Big close up of a metal and mechanical blue right boot, stepping heavily inside the bar.

SFX, from the foot: THUD! (Blue colored with an orange tint).

Panel 5

Medium upshot of a humanoid robot (Giger), dressed with only a long jacket. He has a heavy light blue armor, where some artificial muscles and tendons can be seen. He has no lips nor nose, only a mouth and two red glowing eyes. On his neck he has two rubber pipes connected to his chest, with a red glowing liquid in them. (More descriptions that don’t belong here. How is he standing? Is he menacing at all? Why are we looking at him? Why is everything so quiet? Why do I feel like I’m talking in a whisper? Wouldn’t conversational tones do just as well?)

Panel 6

Close up of Cuckoo, with his mouth still, while a piece of Giger’s jacket can be seen, moved by the wind. (I don’t think this is possible. You’re asking for a closeup of a character, but you’ve already stated that the unnamed female character is closest to this newcomer. Is this jacket like Spawn’s cape?)

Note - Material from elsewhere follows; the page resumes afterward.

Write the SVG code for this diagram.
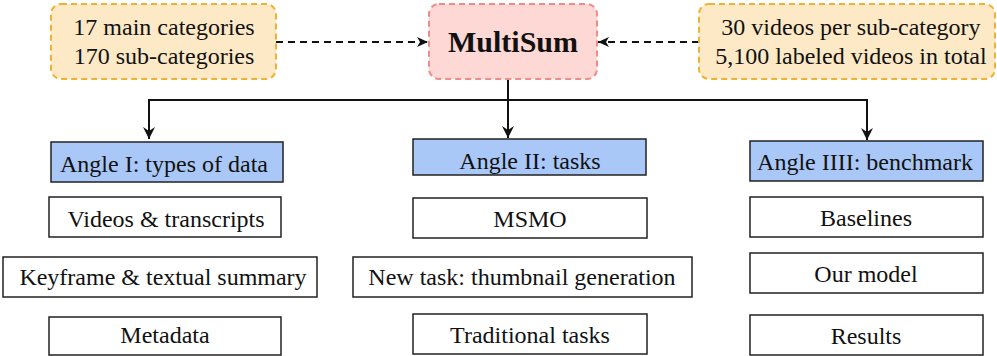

Cuckoo: Fascist war machine

P2, and this gets worse as we continue on.

A robot walks into a bar That’s it. That’s what happens on this page. ‘Bot walks in, people stop and look. It could almost be an E.F. Hutton commercial. (I’ve just dated myself, and I don’t care.)

Again, there’s nothing interesting to have the reader turn the page. It’s pretty terrible.

Why is this page virtually silent? Missed opportunities. Know what? I’m just going to set the Line of Demarcation right here. This is crap. See? Now it’s official. We can all rest better now.

Why are things not placed here? The characters are literally in a white void, and they have no spatial relationship with one another. The artist cannot function this way. If you can’t think visually enough to give even the crudest information and setup to your creative team, how do you expect them to do their jobs?

Page 3

Panel 1

Medium frontal shot of Giger, at the counter, putting, violently, a little brown bag (I have no idea what this sentence means.). Next to him , Moira has grabbed a long chain with blades on its rings, while Lockjaw is in the background, armed with his knife in the right hand. (Some of these things sound magically delicious.)

Giger: what for thirty grams of Dolls?

Barman: grams? Where the hell do you come from? (Where did he come from? He’s not in the panel description.)

Giger: it’s not important. What can I have for this quantity of money?

Panel 2

Upshot of the Barman grabbing the little bag, looking in its insides with his eye.

Barman: depends.

Giger: could you try to speak clearer?

Offscreen, Lockjaw: ish thish tshin can jhokin?

Giger: what if I need some food. Are those Dolls enough for you? (What if I needed a question mark at the end of a sentence?)

Barman: it still depends..

Giger: on what ? (Still too much back and forth in this panel. Remember, word balloons take up space. They take up more space than a caption, that’s for sure.)

Panel 3

Big close up of Giger struggling, with Moira’s bladed chain around his neck, grabbed by his left hand. Behind him, Moira has a big grin and wide open eyes.

Moira: depends if he wants to become a Gov dog!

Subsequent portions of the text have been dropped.